### DIRECTION:
Set all the material down again unchanged, without the pictures.

### STORED DATA:
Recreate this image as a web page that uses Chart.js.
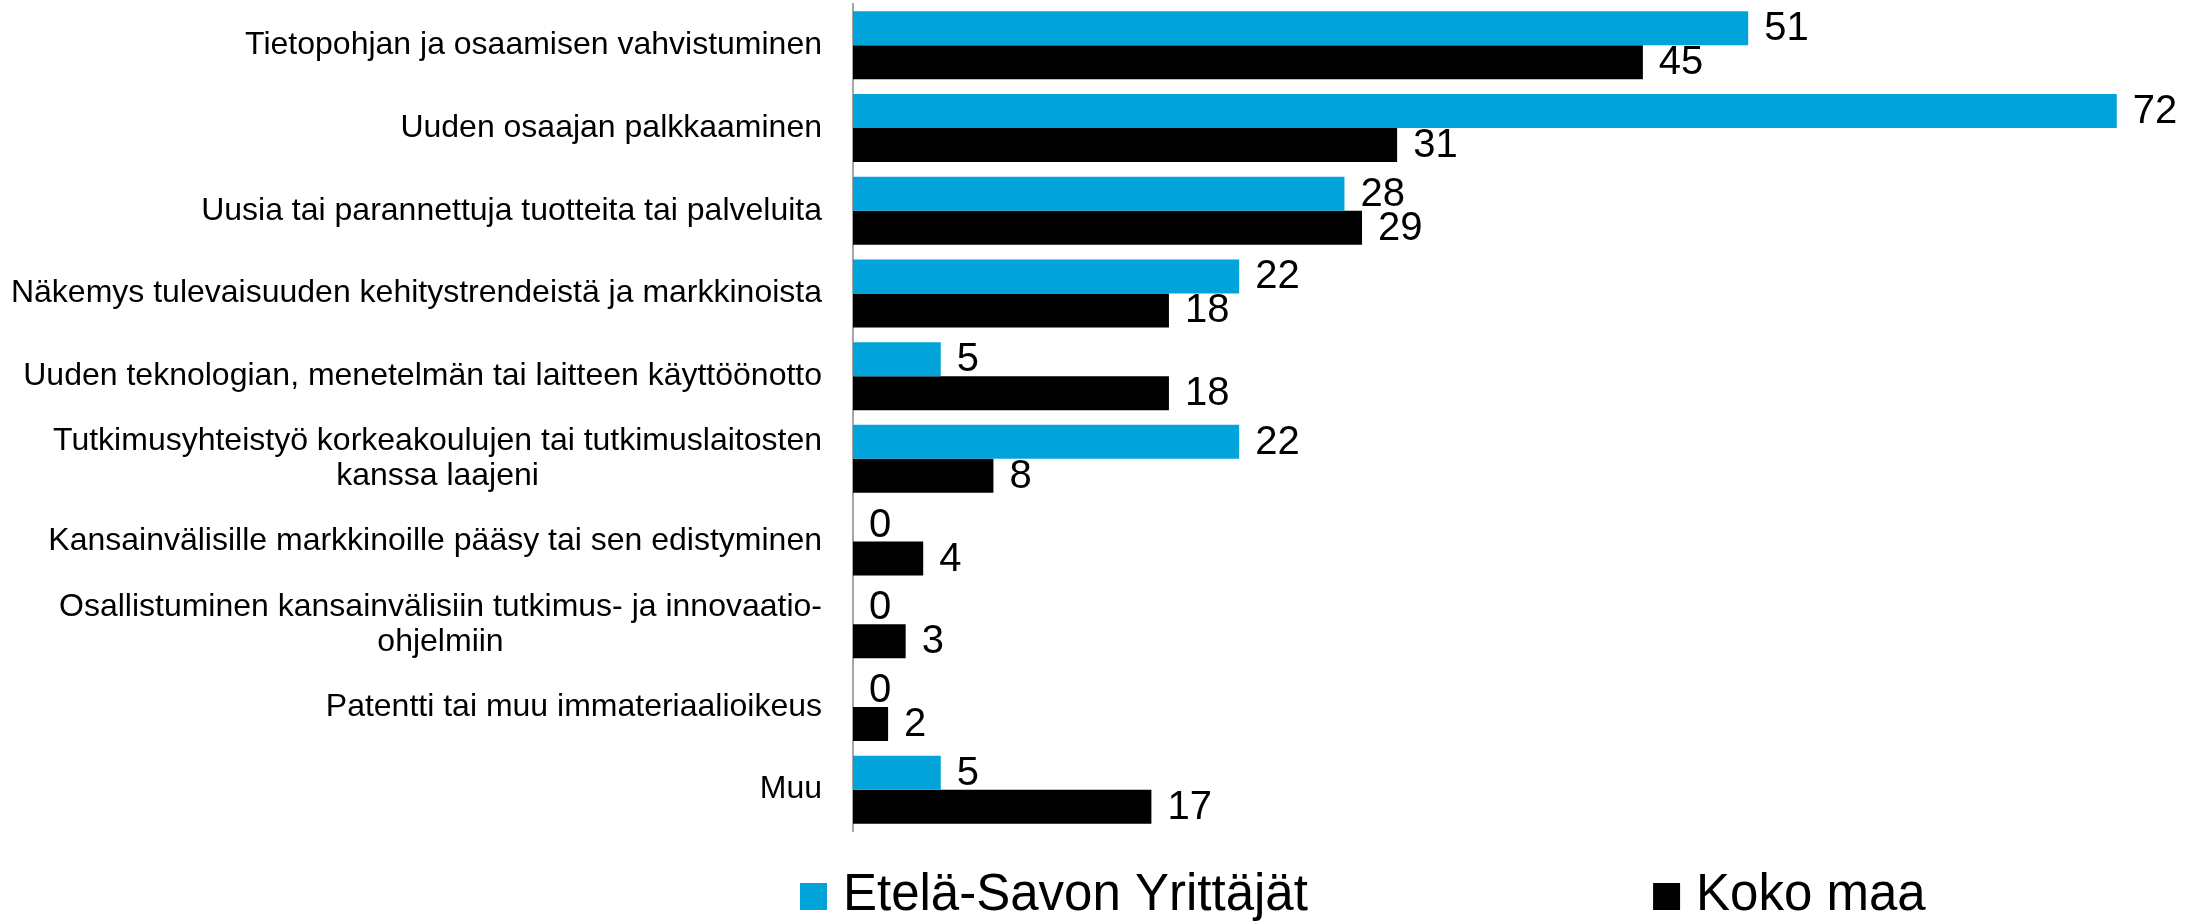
<!DOCTYPE html>
<html lang="fi">
<head>
<meta charset="utf-8">
<title>Hyödyt</title>
<script src="https://cdn.jsdelivr.net/npm/chart.js@4/dist/chart.umd.min.js"></script>
<style>
  html, body { margin: 0; padding: 0; background: #ffffff; }
  #wrap { position: relative; width: 2205px; height: 921px; }
</style>
</head>
<body>
<div id="wrap"><canvas id="chart" width="2205" height="921"></canvas></div>
<script>
// Categories (two of them wrap onto a second line)
const categories = [
  'Tietopohjan ja osaamisen vahvistuminen',
  'Uuden osaajan palkkaaminen',
  'Uusia tai parannettuja tuotteita tai palveluita',
  'Näkemys tulevaisuuden kehitystrendeistä ja markkinoista',
  'Uuden teknologian, menetelmän tai laitteen käyttöönotto',
  ['Tutkimusyhteistyö korkeakoulujen tai tutkimuslaitosten', 'kanssa laajeni'],
  'Kansainvälisille markkinoille pääsy tai sen edistyminen',
  ['Osallistuminen kansainvälisiin tutkimus- ja innovaatio-', 'ohjelmiin'],
  'Patentti tai muu immateriaalioikeus',
  'Muu'
];

// Series values (%)
const etelaSavo = [51, 72, 28, 22, 5, 22, 0, 0, 0, 5];
const kokoMaa   = [45, 31, 29, 18, 18, 8, 4, 3, 2, 17];

const seriesNames = ['Etelä-Savon Yrittäjät', 'Koko maa'];

const FONT = "'Liberation Sans', Arial, Helvetica, sans-serif";
const BLUE = '#00A4DB';
const BLACK = '#000000';

// Category labels drawn to the left of the axis; wrapped labels are centred line by line
const categoryLabels = {
  id: 'categoryLabels',
  afterDraw(chart) {
    const { ctx, chartArea } = chart;
    const yScale = chart.scales.y;
    const right = chartArea.left - 31;
    const lineH = 35;
    ctx.save();
    ctx.font = '32px ' + FONT;
    ctx.fillStyle = '#000000';
    ctx.textBaseline = 'middle';
    chart.data.labels.forEach((lab, i) => {
      const yc = yScale.getPixelForTick(i);
      const lines = Array.isArray(lab) ? lab : [lab];
      if (lines.length === 1) {
        ctx.textAlign = 'right';
        ctx.fillText(lines[0], right, yc);
      } else {
        const maxW = Math.max(...lines.map(l => ctx.measureText(l).width));
        const cx = right - maxW / 2;
        ctx.textAlign = 'center';
        const y0 = yc - (lines.length - 1) * lineH / 2;
        lines.forEach((l, k) => ctx.fillText(l, cx, y0 + k * lineH));
      }
    });
    ctx.restore();
  }
};

// Value labels at the end of each bar
const valueLabels = {
  id: 'valueLabels',
  afterDatasetsDraw(chart) {
    const { ctx } = chart;
    ctx.save();
    ctx.font = '40px ' + FONT;
    ctx.fillStyle = '#000000';
    ctx.textAlign = 'left';
    ctx.textBaseline = 'middle';
    chart.data.datasets.forEach((ds, di) => {
      const meta = chart.getDatasetMeta(di);
      meta.data.forEach((bar, i) => {
        ctx.fillText(String(ds.data[i]), bar.x + 16, bar.y + 1);
      });
    });
    ctx.restore();
  }
};

// Bottom legend with two widely spaced entries
const bottomLegend = {
  id: 'bottomLegend',
  afterDraw(chart) {
    const { ctx } = chart;
    const W = chart.width;
    const starts = [W * 0.3628, W * 0.7497];
    const box = 27;
    const boxTop = 883;
    ctx.save();
    ctx.font = '51px ' + FONT;
    ctx.textAlign = 'left';
    ctx.textBaseline = 'alphabetic';
    chart.data.datasets.forEach((ds, i) => {
      const x = starts[i];
      ctx.fillStyle = ds.backgroundColor;
      ctx.fillRect(x, boxTop, box, box);
      ctx.fillStyle = '#000000';
      ctx.fillText(ds.label, x + box + 16, boxTop + box);
    });
    ctx.restore();
  }
};

new Chart(document.getElementById('chart'), {
  type: 'bar',
  data: {
    labels: categories,
    datasets: [
      { label: seriesNames[0], data: etelaSavo, backgroundColor: BLUE, borderWidth: 0 },
      { label: seriesNames[1], data: kokoMaa, backgroundColor: BLACK, borderWidth: 0 }
    ]
  },
  options: {
    indexAxis: 'y',
    responsive: false,
    animation: false,
    devicePixelRatio: 1,
    layout: { padding: { left: 853, right: 18, top: 4, bottom: 90 } },
    datasets: { bar: { categoryPercentage: 0.822, barPercentage: 1.0 } },
    scales: {
      x: {
        display: false,
        min: 0,
        max: 76
      },
      y: {
        ticks: { display: false },
        grid: { display: false, drawTicks: false },
        border: { display: true, color: '#a6a6a6', width: 2 }
      }
    },
    plugins: {
      legend: { display: false },
      tooltip: { enabled: false }
    }
  },
  plugins: [categoryLabels, valueLabels, bottomLegend]
});
</script>
</body>
</html>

### THE RESULT:
Recreate this image as a web page that uses Chart.js.
<!DOCTYPE html>
<html lang="fi">
<head>
<meta charset="utf-8">
<title>Hyödyt</title>
<script src="https://cdn.jsdelivr.net/npm/chart.js@4/dist/chart.umd.min.js"></script>
<style>
  html, body { margin: 0; padding: 0; background: #ffffff; }
  #wrap { position: relative; width: 2205px; height: 921px; }
</style>
</head>
<body>
<div id="wrap"><canvas id="chart" width="2205" height="921"></canvas></div>
<script>
// Categories (two of them wrap onto a second line)
const categories = [
  'Tietopohjan ja osaamisen vahvistuminen',
  'Uuden osaajan palkkaaminen',
  'Uusia tai parannettuja tuotteita tai palveluita',
  'Näkemys tulevaisuuden kehitystrendeistä ja markkinoista',
  'Uuden teknologian, menetelmän tai laitteen käyttöönotto',
  ['Tutkimusyhteistyö korkeakoulujen tai tutkimuslaitosten', 'kanssa laajeni'],
  'Kansainvälisille markkinoille pääsy tai sen edistyminen',
  ['Osallistuminen kansainvälisiin tutkimus- ja innovaatio-', 'ohjelmiin'],
  'Patentti tai muu immateriaalioikeus',
  'Muu'
];

// Series values (%)
const etelaSavo = [51, 72, 28, 22, 5, 22, 0, 0, 0, 5];
const kokoMaa   = [45, 31, 29, 18, 18, 8, 4, 3, 2, 17];

const seriesNames = ['Etelä-Savon Yrittäjät', 'Koko maa'];

const FONT = "'Liberation Sans', Arial, Helvetica, sans-serif";
const BLUE = '#00A4DB';
const BLACK = '#000000';

// Category labels drawn to the left of the axis; wrapped labels are centred line by line
const categoryLabels = {
  id: 'categoryLabels',
  afterDraw(chart) {
    const { ctx, chartArea } = chart;
    const yScale = chart.scales.y;
    const right = chartArea.left - 31;
    const lineH = 35;
    ctx.save();
    ctx.font = '32px ' + FONT;
    ctx.fillStyle = '#000000';
    ctx.textBaseline = 'middle';
    chart.data.labels.forEach((lab, i) => {
      const yc = yScale.getPixelForTick(i);
      const lines = Array.isArray(lab) ? lab : [lab];
      if (lines.length === 1) {
        ctx.textAlign = 'right';
        ctx.fillText(lines[0], right, yc);
      } else {
        const maxW = Math.max(...lines.map(l => ctx.measureText(l).width));
        const cx = right - maxW / 2;
        ctx.textAlign = 'center';
        const y0 = yc - (lines.length - 1) * lineH / 2;
        lines.forEach((l, k) => ctx.fillText(l, cx, y0 + k * lineH));
      }
    });
    ctx.restore();
  }
};

// Value labels at the end of each bar
const valueLabels = {
  id: 'valueLabels',
  afterDatasetsDraw(chart) {
    const { ctx } = chart;
    ctx.save();
    ctx.font = '40px ' + FONT;
    ctx.fillStyle = '#000000';
    ctx.textAlign = 'left';
    ctx.textBaseline = 'middle';
    chart.data.datasets.forEach((ds, di) => {
      const meta = chart.getDatasetMeta(di);
      meta.data.forEach((bar, i) => {
        ctx.fillText(String(ds.data[i]), bar.x + 16, bar.y + 1);
      });
    });
    ctx.restore();
  }
};

// Bottom legend with two widely spaced entries
const bottomLegend = {
  id: 'bottomLegend',
  afterDraw(chart) {
    const { ctx } = chart;
    const W = chart.width;
    const starts = [W * 0.3628, W * 0.7497];
    const box = 27;
    const boxTop = 883;
    ctx.save();
    ctx.font = '51px ' + FONT;
    ctx.textAlign = 'left';
    ctx.textBaseline = 'alphabetic';
    chart.data.datasets.forEach((ds, i) => {
      const x = starts[i];
      ctx.fillStyle = ds.backgroundColor;
      ctx.fillRect(x, boxTop, box, box);
      ctx.fillStyle = '#000000';
      ctx.fillText(ds.label, x + box + 16, boxTop + box);
    });
    ctx.restore();
  }
};

new Chart(document.getElementById('chart'), {
  type: 'bar',
  data: {
    labels: categories,
    datasets: [
      { label: seriesNames[0], data: etelaSavo, backgroundColor: BLUE, borderWidth: 0 },
      { label: seriesNames[1], data: kokoMaa, backgroundColor: BLACK, borderWidth: 0 }
    ]
  },
  options: {
    indexAxis: 'y',
    responsive: false,
    animation: false,
    devicePixelRatio: 1,
    layout: { padding: { left: 853, right: 18, top: 4, bottom: 90 } },
    datasets: { bar: { categoryPercentage: 0.822, barPercentage: 1.0 } },
    scales: {
      x: {
        display: false,
        min: 0,
        max: 76
      },
      y: {
        ticks: { display: false },
        grid: { display: false, drawTicks: false },
        border: { display: true, color: '#a6a6a6', width: 2 }
      }
    },
    plugins: {
      legend: { display: false },
      tooltip: { enabled: false }
    }
  },
  plugins: [categoryLabels, valueLabels, bottomLegend]
});
</script>
</body>
</html>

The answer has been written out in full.